2. It is contended by the appellants, that conceding the invalidity of the acts of the Board, the remedy, if any existed, was by a writ of certiorari. We have held that the writ of certiorari will lie against an inferior Board or tribunal only in a case in which it has exceeded its jurisdiction, and not in the case of a mere irregularity intervening in the exercise of an admitted jurisdiction. (Central Pacific Railroad v. The Board of Equalization of Placer Co., 43 Cal., 365.) The allowance of claims against the county is peculiarly within the province of the Board of Supervisors. Ho excess of jurisdiction is claimed in the present case. The plaintiff does not complain that the Board, acting in a judicial capacity, lacked power over the subject matter of the demands, but that the power was fraudulently exercised for the private gain of the Judges themselves, and to his injury.

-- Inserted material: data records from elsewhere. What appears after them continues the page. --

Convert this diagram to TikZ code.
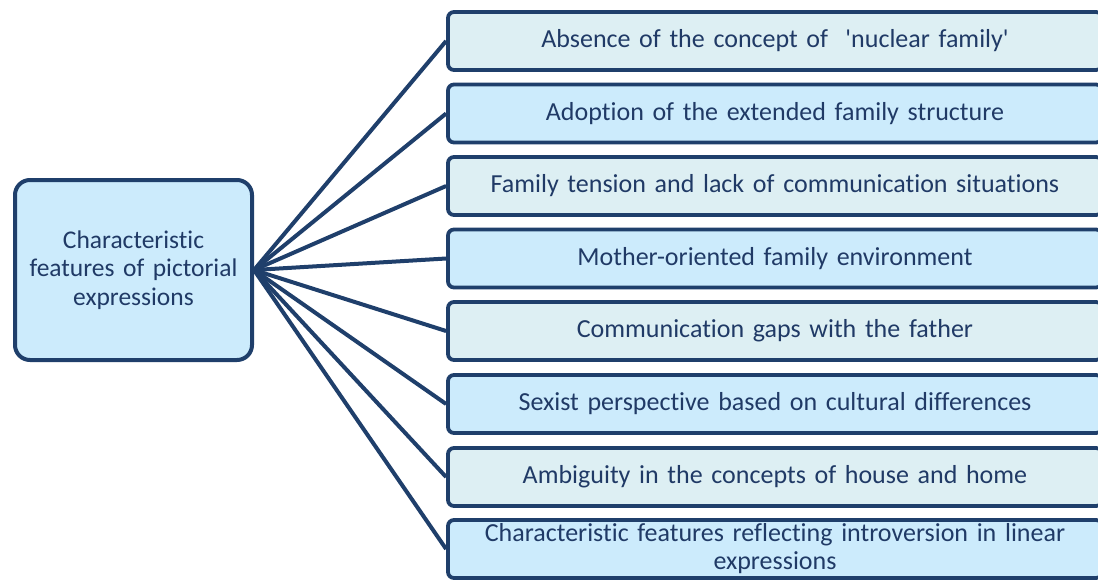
\documentclass[tikz,border=0pt]{standalone}
\usepackage{fontspec}
\setmainfont{Carlito}[Ligatures={NoCommon,TeXOff}]
\definecolor{navy}{HTML}{1F3F6B}
\definecolor{txt}{HTML}{203A66}
\definecolor{fillA}{HTML}{DDEFF3}
\definecolor{fillB}{HTML}{CCEBFC}
\tikzset{
  rbox/.style={draw=navy, line width=3.8pt, rounded corners=6pt, minimum width=654pt, minimum height=58pt, inner sep=0pt, align=center, text=txt, font=\fontsize{26}{28}\selectfont, text width=640pt},
  lbox/.style={draw=navy, line width=4pt, rounded corners=15pt, fill=fillB, minimum width=237pt, minimum height=180pt, inner sep=0pt, align=center, text=txt, font=\fontsize{25.5}{28.5}\selectfont, text width=230pt},
  conn/.style={draw=navy, line width=4pt}
}
\begin{document}
\begin{tikzpicture}[x=1pt,y=-1pt]
\useasboundingbox (0,0) rectangle (1098,581);
\node[lbox] (L) at (133.5,270) {Characteristic\\features of pictorial\\expressions};
\node[rbox, fill=fillA] (b1) at (775,41) {Absence of the concept of \ 'nuclear family'};
\node[rbox, fill=fillB] (b2) at (775,113.5) {Adoption of the extended family structure};
\node[rbox, fill=fillA] (b3) at (775,186) {Family tension and lack of communication situations};
\node[rbox, fill=fillB] (b4) at (775,258.5) {Mother-oriented family environment};
\node[rbox, fill=fillA] (b5) at (775,331) {Communication gaps with the father};
\node[rbox, fill=fillB] (b6) at (775,404) {Sexist perspective based on cultural differences};
\node[rbox, fill=fillA] (b7) at (775,477) {Ambiguity in the concepts of house and home};
\node[rbox, fill=fillB] (b8) at (775,549) {Characteristic features reflecting introversion in linear\\expressions};
\foreach \i in {1,...,8} \draw[conn] (L.east) -- (b\i.west);
\end{tikzpicture}
\end{document}
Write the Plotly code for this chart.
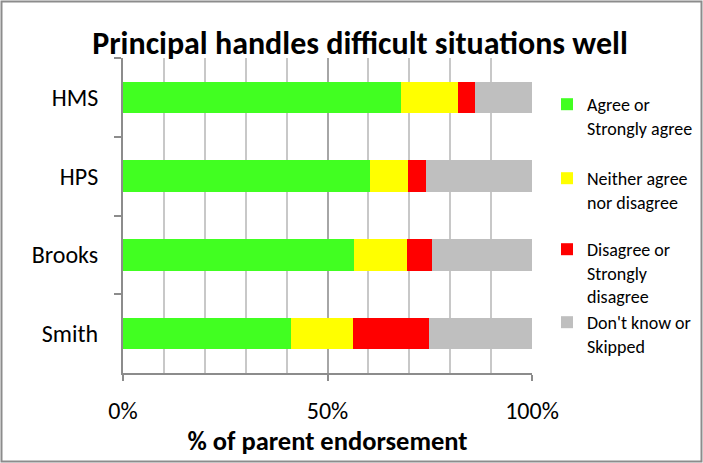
import plotly.graph_objects as go

schools = ["HMS", "HPS", "Brooks", "Smith"]
agree = [68, 60.5, 56.5, 41]
neither = [14, 9.3, 13, 15.3]
disagree = [4, 4.4, 6, 18.4]
dontknow = [14, 25.8, 24.5, 25.3]

series_names = ["Agree or<br>Strongly agree", "Neither agree<br>nor disagree",
                "Disagree or<br>Strongly<br>disagree", "Don't know or<br>Skipped"]
series_values = [agree, neither, disagree, dontknow]
series_colors = ["#41ff21", "#ffff00", "#ff0000", "#bfbfbf"]
legend_ids = ["legend", "legend2", "legend3", "legend4"]

FONT = "Carlito, Calibri, Lato, sans-serif"

fig = go.Figure()
for name, vals, col, lg in zip(series_names, series_values, series_colors, legend_ids):
    fig.add_trace(go.Bar(
        y=schools, x=vals, name=name, orientation="h",
        marker=dict(color=col, line=dict(width=0)),
        width=0.4, legend=lg,
    ))

L, R, T, B = 123, 171, 58, 90
W, H = 703, 463
pw, ph = W - L - R, H - T - B

def px(xp):
    return (xp - L) / pw

def py(yp):
    return (H - B - yp) / ph

legend_tops = [86, 160, 231, 304]
leg_common = dict(font=dict(family=FONT, size=18, color="#000"), valign="top",
                  bgcolor="rgba(0,0,0,0)", xanchor="left", yanchor="top",
                  itemclick=False, itemdoubleclick=False)
layout_legends = {}
for lg, top in zip(legend_ids, legend_tops):
    layout_legends[lg] = dict(x=px(547), y=py(top), **leg_common)

fig.update_layout(
    width=W, height=H,
    margin=dict(l=L, r=R, t=T, b=B, autoexpand=False),
    paper_bgcolor="white", plot_bgcolor="white",
    barmode="stack",
    showlegend=True,
    title=dict(text="<b>Principal handles difficult situations well</b>",
               font=dict(family=FONT, size=32, color="#000"),
               x=360 / W, xref="container", xanchor="center",
               y=1 - 43 / H, yref="container", yanchor="middle"),
    xaxis=dict(range=[0, 100], dtick=50, ticksuffix="%",
               showgrid=True, gridcolor="#a6a6a6", gridwidth=1.5,
               minor=dict(dtick=10, showgrid=True, gridcolor="#c8c8c8", gridwidth=1.5),
               showline=True, linecolor="#8c8c8c", linewidth=2,
               ticks="outside", ticklen=6, tickcolor="#8c8c8c", tickwidth=2,
               ticklabelstandoff=9,
               tickfont=dict(family=FONT, size=24, color="#000"),
               title=dict(text="<b>% of parent endorsement</b>",
                          font=dict(family=FONT, size=26.5, color="#000"), standoff=5),
               zeroline=False, fixedrange=True),
    yaxis=dict(autorange="reversed", type="category",
               showline=True, linecolor="#8c8c8c", linewidth=2,
               ticks="outside", ticklen=7, tickcolor="#8c8c8c", tickwidth=2,
               tickson="boundaries", ticklabelstandoff=18,
               tickfont=dict(family=FONT, size=24, color="#000"),
               showgrid=False, fixedrange=True),
    shapes=[dict(type="rect", xref="paper", yref="paper",
                 x0=px(1.5), x1=px(701.5), y0=py(461.5), y1=py(1.5),
                 line=dict(color="#8c8c8c", width=2), fillcolor="rgba(0,0,0,0)",
                 layer="below")],
    **layout_legends,
)

fig.write_html("out.html", config={"displayModeBar": False},
               post_script="document.body.style.margin='0';")
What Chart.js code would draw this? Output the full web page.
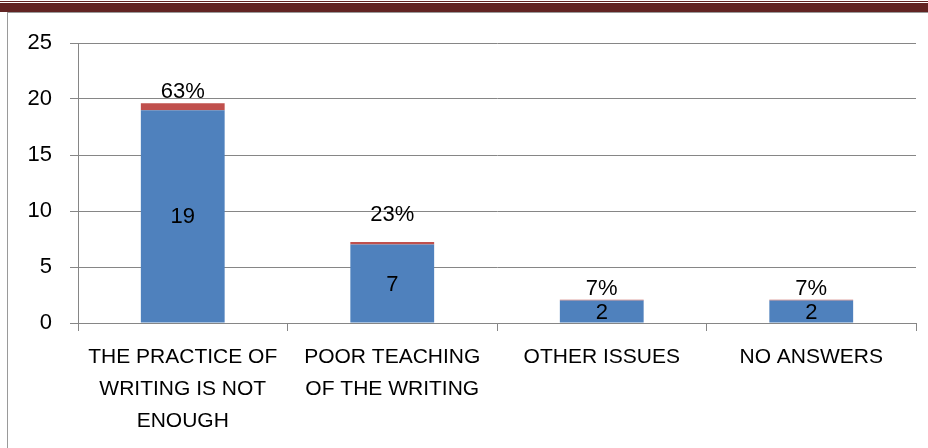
<!DOCTYPE html>
<html>
<head>
<meta charset="utf-8">
<script src="https://cdn.jsdelivr.net/npm/chart.js@4.4.1/dist/chart.umd.min.js"></script>
<style>
  html, body { margin: 0; padding: 0; background: #ffffff; }
  #page { position: relative; width: 928px; height: 448px; overflow: hidden; background: #ffffff; }
  #rule-thin { position: absolute; left: 0; top: 1px; width: 928px; height: 1px; background: #622423; }
  #rule-band { position: absolute; left: 0; top: 3px; width: 928px; height: 9px; background: #622423; }
  #frame { position: absolute; left: 7px; top: 12px; width: 940px; height: 460px;
           border-left: 1px solid #9a9a9a; border-top: 1px solid #9a9a9a; }
  #chart { position: absolute; left: 0; top: 0; }
</style>
</head>
<body>
<div id="page">
  <div id="rule-thin"></div>
  <div id="rule-band"></div>
  <div id="frame"></div>
  <canvas id="chart" width="928" height="448"></canvas>
</div>
<script>
// Answer categories (wrapped onto lines as shown under the axis)
const categories = [
  ['THE PRACTICE OF', 'WRITING IS NOT', 'ENOUGH'],
  ['POOR TEACHING', 'OF THE WRITING'],
  'OTHER ISSUES',
  'NO ANSWERS'
];
// Number of respondents per answer
const counts = [19, 7, 2, 2];
// Share of respondents per answer (stacked on top of the counts)
const shares = [0.63, 0.23, 0.07, 0.07];
// Value axis ticks
const yTicks = [0, 5, 10, 15, 20, 25];

const GRID = '#868686';
const FONT = 'Liberation Sans, Arial, sans-serif';

// Draws the count inside each blue bar and the percentage above each stack
const valueLabels = {
  id: 'valueLabels',
  afterDatasetsDraw(chart, args, opts) {
    const ctx = chart.ctx;
    ctx.save();
    ctx.fillStyle = '#000000';
    ctx.font = '22px ' + FONT;
    ctx.textAlign = 'center';
    const countMeta = chart.getDatasetMeta(0);
    countMeta.data.forEach((bar, i) => {
      ctx.textBaseline = 'middle';
      ctx.fillText(String(counts[i]), bar.x, (bar.y + bar.base) / 2 + 1);
    });
    const shareMeta = chart.getDatasetMeta(1);
    shareMeta.data.forEach((bar, i) => {
      ctx.textBaseline = 'alphabetic';
      const lift = opts.gap + (opts.extraLift[i] || 0);
      ctx.fillText(Math.round(shares[i] * 100) + '%', bar.x, bar.y - lift);
    });
    ctx.restore();
  }
};

new Chart(document.getElementById('chart'), {
  type: 'bar',
  data: {
    labels: categories,
    datasets: [
      { label: 'Count', data: counts, backgroundColor: '#4F81BD', borderWidth: 0,
        barPercentage: 0.4, categoryPercentage: 1 },
      { label: 'Share', data: shares, backgroundColor: '#C0504D', borderWidth: 0,
        barPercentage: 0.4, categoryPercentage: 1 }
    ]
  },
  options: {
    responsive: false,
    animation: false,
    events: [],
    layout: { padding: { top: 43, right: 12, left: 0, bottom: 0 } },
    plugins: {
      legend: { display: false },
      tooltip: { enabled: false },
      valueLabels: { gap: 5, extraLift: [0, 16, 0, 0] }
    },
    scales: {
      x: {
        stacked: true,
        afterFit(scale) { scale.height = 125; },
        grid: { display: true, drawOnChartArea: false, drawTicks: true, tickLength: 8,
                color: GRID, offset: true },
        border: { display: true, color: GRID },
        ticks: {
          color: '#000000', font: { family: FONT, size: 21, lineHeight: 1.52 },
          maxRotation: 0, minRotation: 0, autoSkip: false, padding: 10
        }
      },
      y: {
        stacked: true,
        min: 0, max: 25,
        afterFit(scale) { scale.width = 78; },
        afterBuildTicks(scale) { scale.ticks = yTicks.map(v => ({ value: v })); },
        grid: { color: GRID, drawTicks: true, tickLength: 8 },
        border: { display: true, color: GRID },
        ticks: { color: '#000000', font: { family: FONT, size: 22 }, padding: 18 }
      }
    }
  },
  plugins: [valueLabels]
});
</script>
</body>
</html>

It is evident that the writ of certiorari would afford no remedy. The order of allowance stands as the judgment of a Court of competent jurisdiction, which may at all times *319be impeached collaterally for fraud. We think a fraudulent combination upon the part of the defendants is apparent from the facts set forth in their answer, and that the plaintiff’s demurrer was properly sustained.
3. The complaint, though somewhat inartificially drawn, contained a sufficient statement of the cause of action to prevail against a general demurrer.
The defendant’s objection, that there was a misjoinder of parties and of causes of action in the union of Pratt, Van Vactor, and Kinder, as defendants, was not well taken. It is averred that these defendants conspired together for the purpose of defrauding the county; that in pursuance of a concerted plan each presented a fraudulent claim against the county for pretended services; that acting as a Board of Supervisors they allowed these several fraudulent claims, and ordered the warrants to be drawn upon the County Treasury, which the plaintiff, by these proceedings, seeks to have canceled.
There is no doubt that where a bill is filed against several defendants, for several and distinct causes, having no relation to or dependence upon each other, a demurrer for this reason will be sustained. But we do not find it questioned that where several persons have been jointly concerned in a series of fraudulent transactions they may be united as defendants in a suit to annul the fraudulent acts. The gist of the action is fraud. The defendants have “ one common interest among them all, centering in the point in issue in this cause,” and which is not severed by a mere division of the gains. (Ward v. The Duke of Northumberland, 2 Ans. 469; Fellows v. Fellows, 4 Cowen, 682; Brinkerhoff v. Brown, 6 Johns. Ch. 139.)
We think that the judgment of the Court below should be affirmed; and it is so ordered.